Since he feels physically weary and bored, he doesn't understand what he is undergoing now or what has taken place. In horror he tells the doctor (Act I, Scene 3), "You say she's going to die soon, and I feel no love or pity. All I feel is a sort of emptiness and weariness. ... To someone looking at me from outside it probably looks horrible, but I myself can't understand what's going on in my soul. . . ." When narrow- minded, dishonest people get into a situation like this, they usually place all the blame on their environment or join the ranks of the Hamlets and superfluous men, and let it go at that. The straightforward Ivanov, however, openly admits to the doctor and the audience that he doesn't understand himself: "I don't understand, I don't understand. . . ." That he genuinely does not understand himself is clear from his long third-act soliloquy when, left alone to converse with the audience and make his confession to them, he even weeps.
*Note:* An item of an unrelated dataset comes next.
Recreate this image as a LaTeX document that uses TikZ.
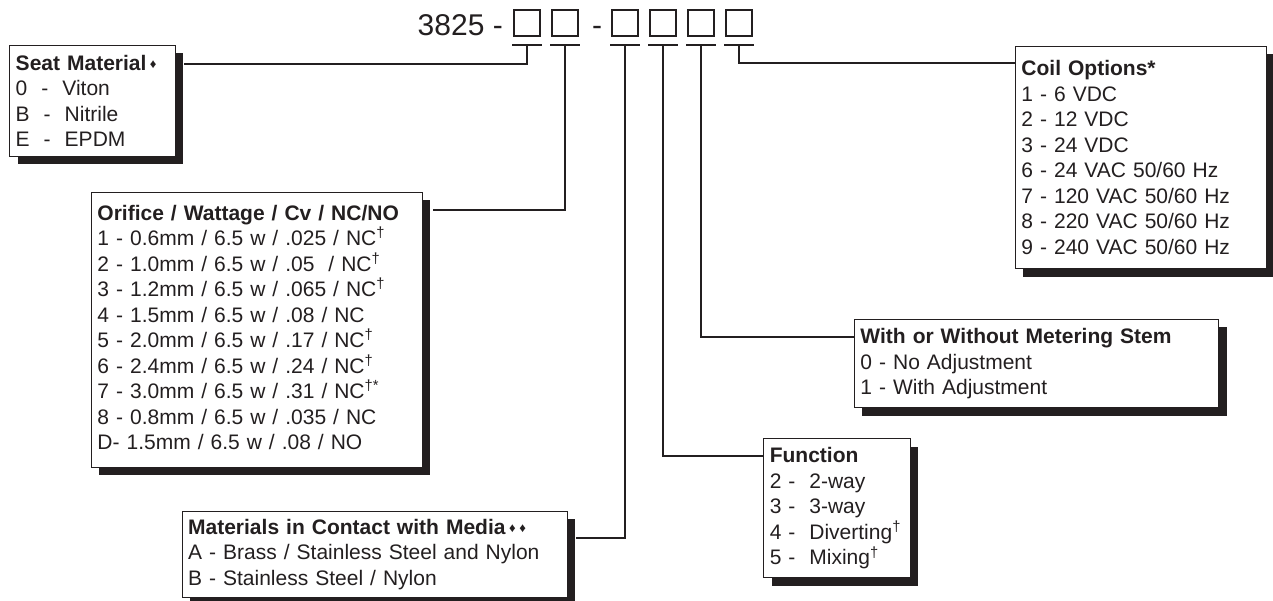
\documentclass[tikz,border=0pt]{standalone}
\usepackage{fontspec}
\setmainfont{Liberation Sans}
\usetikzlibrary{calc,shadows}
\definecolor{ink}{HTML}{231F20}
\tikzset{
  optbox/.style={draw=ink,line width=0.9pt,fill=white,anchor=north west,align=left,
    inner xsep=6pt,inner ysep=0pt,text=ink,font=\fontsize{21}{25.5}\selectfont,
    drop shadow={shadow xshift=8pt,shadow yshift=-8pt,opacity=1,fill=ink}},
  digit/.style={draw=ink,line width=1.8pt,minimum size=26pt,inner sep=0pt},
  link/.style={draw=ink,line width=2pt},
  code/.style={inner sep=0pt,text=ink,font=\fontsize{30}{30}\selectfont}
}
\newcommand{\dg}{\textsuperscript{†}}
\newcommand{\dm}{\,\raisebox{2pt}{\fontsize{13}{13}\selectfont♦}}
\begin{document}
\begin{tikzpicture}[x=1pt,y=-1pt]
\useasboundingbox (0,0) rectangle (1273,601);
\node[code,anchor=base east] (part) at (503,36) {3825 -};
\node[code,anchor=base] (sep) at (597,36) {-};
\foreach \i/\x in {1/527,2/565,3/625,4/663,5/701,6/739}{
  \node[digit] (d\i) at (\x,23) {};
  \draw[link] ($(d\i.south west)+(-1,8)$) -- ($(d\i.south east)+(1,8)$);
  \coordinate (t\i) at ($(d\i.south)+(0,8)$);
}
% option boxes
\node[optbox,text width=153.7pt,minimum height=111pt] (seat) at (9.3,45)
  {\textbf{Seat Material}\dm\\0 \ - \ Viton\\B \ - \ Nitrile\\E \ - \ EPDM};
\node[optbox,text width=318.7pt,minimum height=275pt] (orifice) at (91,191.7)
  {\textbf{Orifice / Wattage / Cv / NC/NO}\\
   1 - 0.6mm / 6.5 w / .025 / NC\dg\\
   2 - 1.0mm / 6.5 w / .05 \ / NC\dg\\
   3 - 1.2mm / 6.5 w / .065 / NC\dg\\
   4 - 1.5mm / 6.5 w / .08 / NC\\
   5 - 2.0mm / 6.5 w / .17 / NC\dg\\
   6 - 2.4mm / 6.5 w / .24 / NC\dg\\
   7 - 3.0mm / 6.5 w / .31 / NC\textsuperscript{†*}\\
   8 - 0.8mm / 6.5 w / .035 / NC\\
   D- 1.5mm / 6.5 w / .08 / NO\rule[-5pt]{0pt}{0pt}};
\node[optbox,text width=373pt,minimum height=86pt] (media) at (181.7,511)
  {\textbf{Materials in Contact with Media}\dm\dm\\
   A - Brass / Stainless Steel and Nylon\\
   B - Stainless Steel / Nylon};
\node[optbox,text width=134.7pt,minimum height=139pt] (func) at (763.3,438.3)
  {\textbf{Function}\\2 - \ 2-way\\3 - \ 3-way\\4 - \ Diverting\dg\\5 - \ Mixing\dg};
\node[optbox,text width=352.3pt,minimum height=88.3pt] (stem) at (854,319)
  {\textbf{With or Without Metering Stem}\\0 - No Adjustment\\1 - With Adjustment};
\node[optbox,text width=238.7pt,minimum height=222.3pt] (coil) at (1015,46)
  {\textbf{Coil Options*}\\1 - 6 VDC\\2 - 12 VDC\\3 - 24 VDC\\6 - 24 VAC 50/60 Hz\\
   7 - 120 VAC 50/60 Hz\\8 - 220 VAC 50/60 Hz\\9 - 240 VAC 50/60 Hz};
% leaders
\draw[link] (t1) |- ($(seat.north east)+(8,19)$);
\draw[link] (t2) |- ($(orifice.north east)+(10,18.5)$);
\draw[link] (t3) |- ($(media.north east)+(8,27)$);
\draw[link] (t4) |- ($(func.north west)+(0,17.7)$);
\draw[link] (t5) |- ($(stem.north west)+(0,18.3)$);
\draw[link] (t6) |- ($(coil.north west)+(0,17.5)$);
\end{tikzpicture}
\end{document}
The change that has taken place within him offends his sense of decency. He seeks its causes from without and fails to find them, and when he starts seeking them within himself all he finds is an indefinable feeling of guilt. This feeling is a Russian feeling. If someone in his house has died or fallen ill, or if he owes or has lent someone money, a Russian always feels guilty. Ivanov is constantly holding forth about a guilty feeling he has, and this feeling of guilt grows within him from every jolt. In Act I he says, "I must be terribly guilty, but my thoughts are confused, I am chained down by a sort of indolence, and I am powerless to understand myself. . . ." In Act II he tells Sasha, "My conscience pains me day and night. I feel that I'm profoundly guilty, but I can't understand of what."
To weariness, boredom and guilt feelings add another enemy: loneliness. Had Ivanov been a government official, an actor, a priest, or a professor, he would have resigned himself to his situation. But he lives on his estate. He is in the provinces. People are either drunkards orcard players or like the doctor. None of them are concerned with his feelings or the change within him. He is lonely. Long winters, long evenings, a barren garden, barren rooms, a grumbling count, a sick wife. . . . And there's nowhere for him to go. That's why he is constantly tormented by the problem of what to do with himself.